Há filmes avessos a rótulos, e é precisamente esse o caso de “Pecadores”. O novo trabalho de Ryan Coogler rejeita boa parte das expectativas que se queira ter a seu respeito ao fundir drama de época, horror gótico e musical para contar uma história de resistência, de luta, tudo muito bem temperado por ironia e dispondo de apuro estético irretocável. A saga de dois irmãos pretos veteranos da Primeira Guerra Mundial (1914-1918) que em 1932 voltam ao Delta do Mississípi determinados a abrir um espaço de socialização para negros parece um romance de formação à James Baldwin (1924-1987) ou Toni Morrison (1931-2019), fixando-se na relação entre os gêmeos Smoke e Stack Moore ao longo do terço inicial do longa. Findo esse vasto e enganoso prólogo, o texto de Coogler passa a um horror formulaico, com vampiros brancos e caipiras, cruéis, a encarnar a ameaça sórdida do racismo. O diretor-roteirista é hábil em sustentar esses dois tempos narrativos, ainda que sob pena de ofender suscetibilidades. E sem prejuízo da lógica.
Smoke e Stack vestem-se como os gângsteres de Chicago, onde levantaram uma fortuna com toda sorte de contravenções, e agora correm contra o relógio para abrir seu novo negócio, com malas de dinheiro vivo e caixas da cerveja irlandesa mais cara. Sua primeira aquisição é o primo Sammie, filho de Jedidiah, um reverendo batista que tem com a música uma relação quase religiosa. Desse ponto em diante, Coogler vai tecendo uma crítica sociológica contundente, capaz de desvelar a hipocrisia da segregação racial, que tolera afrodescendentes desde que endinheirados — talvez fosse isso que ele quis ter feito mais explicitamente em “Pantera Negra: Wakanda para Sempre” (2022) e não pôde. Agora, o cineasta recupera o tempo perdido, espalhando nos diálogos dos gêmeos, vividos por Michael B. Jordan, uma defesa leve e muito bem-humorada da identidade étnica do filme, papel que Miles Caton também desempenha, alguns tons abaixo.

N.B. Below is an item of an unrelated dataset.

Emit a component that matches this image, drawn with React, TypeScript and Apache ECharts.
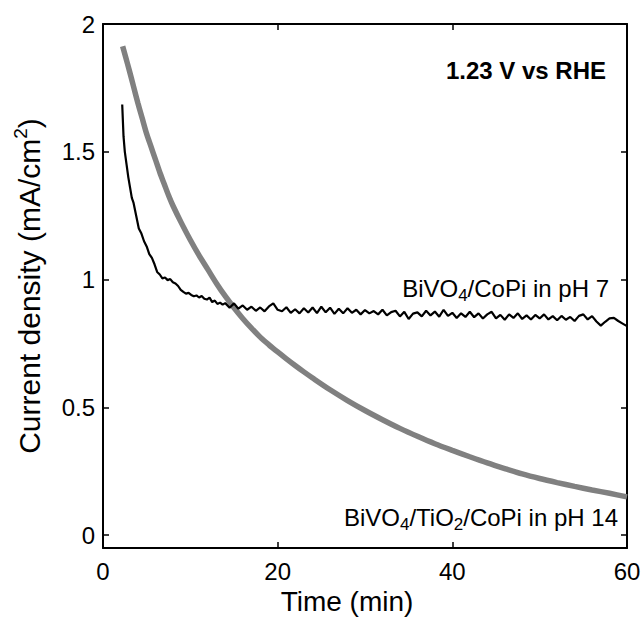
import React, { useEffect, useRef } from "react";
import * as echarts from "echarts";

// Time (min) and current density (mA/cm^2) for BiVO4/TiO2/CoPi in pH 14 (gray)
const grayTime = [2.25, 2.6, 3, 3.5, 4, 4.5, 5, 5.5, 6, 6.5, 7, 7.5, 8, 9, 10, 11, 12, 13, 14, 15, 16, 17, 18, 19, 20, 21, 22, 23, 24, 26, 28, 30, 32, 34, 36, 38, 40, 42, 44, 46, 48, 50, 52, 54, 56, 58, 60];
const grayCurrent = [1.913, 1.87, 1.82, 1.755, 1.69, 1.63, 1.57, 1.52, 1.47, 1.42, 1.375, 1.33, 1.29, 1.22, 1.155, 1.095, 1.04, 0.985, 0.935, 0.89, 0.848, 0.81, 0.775, 0.745, 0.717, 0.69, 0.664, 0.639, 0.615, 0.569, 0.527, 0.488, 0.452, 0.418, 0.387, 0.358, 0.332, 0.307, 0.283, 0.261, 0.24, 0.222, 0.206, 0.191, 0.177, 0.164, 0.15];

// BiVO4/CoPi in pH 7 (black)
const blackTime = [2.2, 2.35, 2.5, 2.7, 2.9, 3.1, 3.3, 3.5, 3.8, 4.1, 4.4, 4.7, 5.0, 5.3, 5.6, 5.9, 6.2, 6.5, 6.8, 7.1, 7.4, 7.7, 8.0, 8.3, 8.6, 8.9, 9.2, 9.5, 9.8, 10.1, 10.4, 10.7, 11.0, 11.3, 11.6, 11.9, 12.2, 12.5, 12.8, 13.1, 13.4, 13.7, 14.0, 14.5, 15.0, 15.5, 16.0, 16.5, 17.0, 17.5, 18.0, 18.5, 19.0, 19.5, 20.0, 20.5, 21.0, 21.5, 22.0, 22.5, 23.0, 23.5, 24.0, 24.5, 25.0, 25.5, 26.0, 26.5, 27.0, 27.5, 28.0, 28.5, 29.0, 29.5, 30.0, 30.5, 31.0, 31.5, 32.0, 32.5, 33.0, 33.5, 34.0, 34.5, 35.0, 35.5, 36.0, 36.5, 37.0, 37.5, 38.0, 38.5, 39.0, 39.5, 40.0, 40.5, 41.0, 41.5, 42.0, 42.5, 43.0, 43.5, 44.0, 44.5, 45.0, 45.5, 46.0, 46.5, 47.0, 47.5, 48.0, 48.5, 49.0, 49.5, 50.0, 50.5, 51.0, 51.5, 52.0, 52.5, 53.0, 53.5, 54.0, 54.5, 55.0, 55.5, 56.0, 56.5, 57.0, 57.5, 58.0, 58.5, 59.0, 59.5, 60.0];
const blackCurrent = [1.685, 1.56, 1.5, 1.45, 1.4, 1.36, 1.32, 1.3, 1.25, 1.2, 1.18, 1.15, 1.13, 1.1, 1.085, 1.06, 1.03, 1.02, 1.005, 1.008, 0.998, 1.002, 0.99, 0.985, 0.975, 0.96, 0.952, 0.945, 0.948, 0.94, 0.935, 0.938, 0.93, 0.936, 0.925, 0.922, 0.93, 0.912, 0.918, 0.905, 0.91, 0.902, 0.908, 0.89, 0.907, 0.886, 0.899, 0.882, 0.894, 0.878, 0.891, 0.876, 0.895, 0.907, 0.882, 0.876, 0.892, 0.87, 0.884, 0.868, 0.888, 0.871, 0.891, 0.869, 0.894, 0.872, 0.89, 0.866, 0.886, 0.868, 0.888, 0.87, 0.882, 0.864, 0.881, 0.868, 0.877, 0.864, 0.882, 0.86, 0.873, 0.878, 0.856, 0.874, 0.846, 0.867, 0.872, 0.856, 0.878, 0.86, 0.875, 0.855, 0.882, 0.858, 0.87, 0.85, 0.868, 0.854, 0.874, 0.853, 0.868, 0.848, 0.864, 0.874, 0.848, 0.862, 0.843, 0.864, 0.85, 0.868, 0.846, 0.86, 0.844, 0.862, 0.848, 0.864, 0.844, 0.857, 0.841, 0.858, 0.843, 0.854, 0.838, 0.858, 0.864, 0.844, 0.857, 0.836, 0.82, 0.835, 0.848, 0.85, 0.838, 0.828, 0.818];

const xTicks = [0, 20, 40, 60];
const yTicks = [0, 0.5, 1, 1.5, 2];

const FONT = "'Liberation Sans', Arial, sans-serif";
const TICK_FS = 24;
const TITLE_FS = 30;
const XTITLE_FS = 28;
const NOTE_FS = 24;

const W = 644;
const H = 617;

export default function App() {
  const ref = useRef<HTMLDivElement>(null);
  useEffect(() => {
    document.body.style.margin = "0";
    document.documentElement.style.overflow = "hidden";
    document.body.style.overflow = "hidden";
    if (!ref.current) return;
    const chart = echarts.init(ref.current, undefined, { renderer: "svg", width: W, height: H });
    const tickStyle = { color: "#000", width: 1.5 };
    const lineOn = { show: true, onZero: false, lineStyle: { color: "#000", width: 2 } };
    const subRich = {
      a: { fontSize: NOTE_FS, fontFamily: FONT, color: "#000", lineHeight: 32, verticalAlign: "middle" },
      sub: { fontSize: 17, fontFamily: FONT, color: "#000", lineHeight: 13, verticalAlign: "bottom" },
    };
    chart.setOption({
      animation: false,
      backgroundColor: "#fff",
      textStyle: { fontFamily: FONT },
      grid: { left: 103, top: 24, right: 17, bottom: 69, outerBoundsMode: "none", containLabel: false },
      xAxis: [
        {
          type: "value",
          min: 0,
          max: 60,
          interval: 20,
          position: "bottom",
          axisLine: lineOn,
          splitLine: { show: false },
          axisTick: { show: true, inside: true, length: 6, lineStyle: tickStyle, customValues: xTicks },
          axisLabel: { show: true, margin: 11, fontSize: TICK_FS, color: "#000", fontFamily: FONT, customValues: xTicks },
          name: "Time (min)",
          nameLocation: "middle",
          nameGap: 34,
          nameTextStyle: { fontSize: XTITLE_FS, color: "#000", fontFamily: FONT, padding: [0, 36, 0, 0] },
        },
        {
          type: "value",
          min: 0,
          max: 60,
          interval: 20,
          position: "top",
          axisLine: lineOn,
          splitLine: { show: false },
          axisTick: { show: true, inside: true, length: 6, lineStyle: tickStyle, customValues: xTicks },
          axisLabel: { show: false },
        },
      ],
      yAxis: [
        {
          type: "value",
          min: -0.05,
          max: 2,
          position: "left",
          axisLine: lineOn,
          splitLine: { show: false },
          axisTick: { show: true, inside: true, length: 6, lineStyle: tickStyle, customValues: yTicks },
          axisLabel: { show: true, margin: 8, fontSize: TICK_FS, color: "#000", fontFamily: FONT, customValues: yTicks, formatter: (v: number) => String(v) },
          name: "{a|Current density (mA/cm}{sup|2}{a|)}",
          nameLocation: "middle",
          nameRotate: 90,
          nameGap: 56,
          nameTextStyle: {
            color: "#000",
            rich: {
              a: { fontSize: TITLE_FS, fontFamily: FONT, color: "#000", lineHeight: 36, verticalAlign: "middle" },
              sup: { fontSize: 19, fontFamily: FONT, color: "#000", lineHeight: 15, verticalAlign: "top" },
            },
          },
        },
        {
          type: "value",
          min: -0.05,
          max: 2,
          position: "right",
          axisLine: lineOn,
          splitLine: { show: false },
          axisTick: { show: true, inside: true, length: 6, lineStyle: tickStyle, customValues: yTicks },
          axisLabel: { show: false },
        },
      ],
      series: [
        {
          type: "line",
          name: "BiVO4/TiO2/CoPi in pH 14",
          data: grayTime.map((t, i) => [t, grayCurrent[i]]),
          showSymbol: false,
          symbol: "none",
          smooth: 0.3,
          lineStyle: { color: "#808080", width: 5.5 },
          itemStyle: { color: "#808080" },
          xAxisIndex: 0,
          yAxisIndex: 0,
          z: 2,
        },
        {
          type: "line",
          name: "BiVO4/CoPi in pH 7",
          data: blackTime.map((t, i) => [t, blackCurrent[i]]),
          showSymbol: false,
          symbol: "none",
          lineStyle: { color: "#000", width: 2.2 },
          itemStyle: { color: "#000" },
          xAxisIndex: 0,
          yAxisIndex: 0,
          z: 3,
        },
      ],
      graphic: [
        {
          type: "text",
          x: 606,
          y: 70,
          style: {
            text: "1.23 V vs RHE",
            fontSize: NOTE_FS,
            fontWeight: "bold",
            fontFamily: FONT,
            fill: "#000",
            align: "right",
            verticalAlign: "middle",
          },
        },
        {
          type: "text",
          x: 609,
          y: 288,
          style: {
            text: "{a|BiVO}{sub|4}{a|/CoPi in pH 7}",
            rich: subRich,
            align: "right",
            verticalAlign: "middle",
          },
        },
        {
          type: "text",
          x: 618,
          y: 517,
          style: {
            text: "{a|BiVO}{sub|4}{a|/TiO}{sub|2}{a|/CoPi in pH 14}",
            rich: subRich,
            align: "right",
            verticalAlign: "middle",
          },
        },
      ],
    });
    return () => chart.dispose();
  }, []);
  return <div ref={ref} style={{ width: W, height: H }} />;
}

Quando convencem Delta Slim, um velho bluesman alcoólatra, a deixar seu posto no cabaré mais tradicional do lugarejo e ir com eles, em troca de um cachê algumas vezes mais polpudo e todas as garrafas que puder enxugar, “Pecadores” começa a entrar em sua fase mais feérica, com o admirável desfile de tipos humanos a exemplo de Annie, a feiticeira de hudu de Wunmi Mosaku, a cozinheira do novo empreendimento dos Moore; o casal Grace e Bo Chow, personagens de Li Jun Li e Yao, na gerência do bar, e Broa de Milho, o porteiro interpretado por Omar Benson Miller.

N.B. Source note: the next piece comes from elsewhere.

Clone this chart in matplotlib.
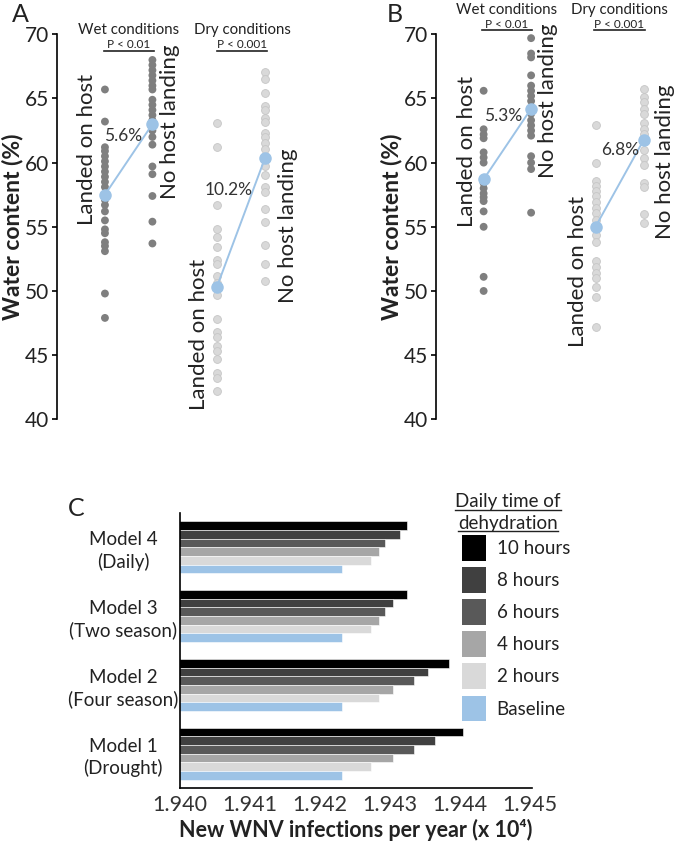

No interior daquele galpão de madeira, adquirido de um dos próceres da Ku Klux Klan semanas antes, a humilde freguesia experimenta uma sensação de liberdade e refúgio, até que o conflito que serve de justificativa para o argumento central eclode. Remmick, um lavrador de ascendência irlandesa que mora ali perto, consegue invadir o baile e então a fotografia de Autumn Durald Arkapaw e a trilha sonora de Ludwig Göransson transformam o encanto brejeiro da festa num massacre, que culminam em paranoias e agressões entre o hoste mais vulnerável. Jack O’Connell rouba a cena, o que poderia dar margem a considerações indelicadas, não fossem o carisma de Mosaku e o talento de Delroy Lindo. Também há lugar para um amor maldito, mas nem precisava. O caos grandiloquente criado por Coogler sufoca qualquer clichê mais insinuante.